## [What to do]
Don't include pictures. Quote the lines below from the first through the line that contains "import pandas as pd".
**** Source data ****
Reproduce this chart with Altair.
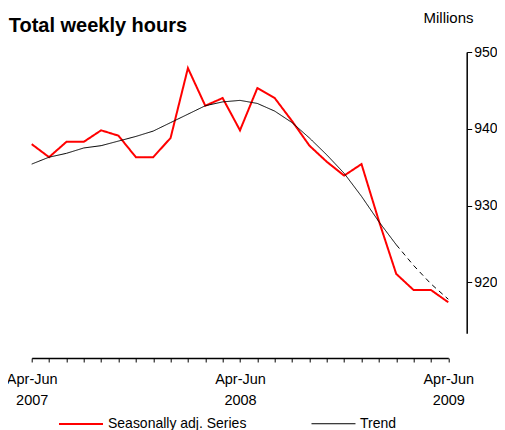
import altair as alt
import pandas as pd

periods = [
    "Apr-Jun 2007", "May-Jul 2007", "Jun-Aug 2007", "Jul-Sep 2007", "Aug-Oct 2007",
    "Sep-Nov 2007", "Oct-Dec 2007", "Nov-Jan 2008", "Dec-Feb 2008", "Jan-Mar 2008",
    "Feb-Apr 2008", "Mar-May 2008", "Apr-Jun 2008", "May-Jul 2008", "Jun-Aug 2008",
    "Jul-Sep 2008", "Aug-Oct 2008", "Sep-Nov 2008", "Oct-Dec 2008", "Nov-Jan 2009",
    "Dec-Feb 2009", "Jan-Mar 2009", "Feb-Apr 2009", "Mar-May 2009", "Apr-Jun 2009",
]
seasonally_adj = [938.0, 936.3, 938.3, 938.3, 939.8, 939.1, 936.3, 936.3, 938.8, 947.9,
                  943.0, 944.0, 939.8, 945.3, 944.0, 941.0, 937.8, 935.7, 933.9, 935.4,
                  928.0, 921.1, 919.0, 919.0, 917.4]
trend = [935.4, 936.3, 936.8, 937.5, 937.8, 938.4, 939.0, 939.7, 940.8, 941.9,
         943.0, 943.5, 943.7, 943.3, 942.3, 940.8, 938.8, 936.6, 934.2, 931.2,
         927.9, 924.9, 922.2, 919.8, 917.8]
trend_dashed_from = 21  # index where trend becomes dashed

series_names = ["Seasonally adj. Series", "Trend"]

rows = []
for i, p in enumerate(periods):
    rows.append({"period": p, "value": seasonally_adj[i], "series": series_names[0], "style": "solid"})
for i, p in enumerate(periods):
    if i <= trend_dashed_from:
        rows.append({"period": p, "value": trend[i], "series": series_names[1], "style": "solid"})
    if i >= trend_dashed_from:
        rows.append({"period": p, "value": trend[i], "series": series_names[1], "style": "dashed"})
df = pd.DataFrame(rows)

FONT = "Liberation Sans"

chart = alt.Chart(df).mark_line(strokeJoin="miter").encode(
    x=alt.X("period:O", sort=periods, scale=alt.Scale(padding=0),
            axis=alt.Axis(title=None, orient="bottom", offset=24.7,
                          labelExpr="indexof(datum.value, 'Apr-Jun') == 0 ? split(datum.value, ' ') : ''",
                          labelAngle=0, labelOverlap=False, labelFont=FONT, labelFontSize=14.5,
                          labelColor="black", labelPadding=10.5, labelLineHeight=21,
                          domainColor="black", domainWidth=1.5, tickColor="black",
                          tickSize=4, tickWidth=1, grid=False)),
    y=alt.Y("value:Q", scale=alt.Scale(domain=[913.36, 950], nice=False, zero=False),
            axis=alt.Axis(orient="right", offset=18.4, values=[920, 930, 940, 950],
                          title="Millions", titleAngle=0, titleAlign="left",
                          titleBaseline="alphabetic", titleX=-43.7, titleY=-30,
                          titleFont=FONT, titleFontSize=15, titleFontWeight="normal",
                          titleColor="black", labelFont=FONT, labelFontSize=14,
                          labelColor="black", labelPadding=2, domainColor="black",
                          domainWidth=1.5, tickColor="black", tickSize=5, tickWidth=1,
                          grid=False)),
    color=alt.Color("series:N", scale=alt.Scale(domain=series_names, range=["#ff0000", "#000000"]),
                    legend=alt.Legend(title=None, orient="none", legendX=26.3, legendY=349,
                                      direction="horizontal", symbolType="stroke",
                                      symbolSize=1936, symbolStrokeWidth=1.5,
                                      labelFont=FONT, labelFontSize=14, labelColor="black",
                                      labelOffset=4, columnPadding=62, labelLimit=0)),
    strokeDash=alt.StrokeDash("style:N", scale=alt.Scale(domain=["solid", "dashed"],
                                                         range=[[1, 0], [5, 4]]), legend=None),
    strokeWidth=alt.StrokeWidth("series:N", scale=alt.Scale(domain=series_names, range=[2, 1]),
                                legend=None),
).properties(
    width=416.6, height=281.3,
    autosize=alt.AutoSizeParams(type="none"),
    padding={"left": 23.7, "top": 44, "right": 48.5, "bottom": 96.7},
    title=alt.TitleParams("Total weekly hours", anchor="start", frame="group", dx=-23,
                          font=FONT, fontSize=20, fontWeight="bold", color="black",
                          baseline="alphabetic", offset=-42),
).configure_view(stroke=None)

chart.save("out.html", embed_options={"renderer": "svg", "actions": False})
****
## [Response]
Reproduce this chart with Altair.
import altair as alt
import pandas as pd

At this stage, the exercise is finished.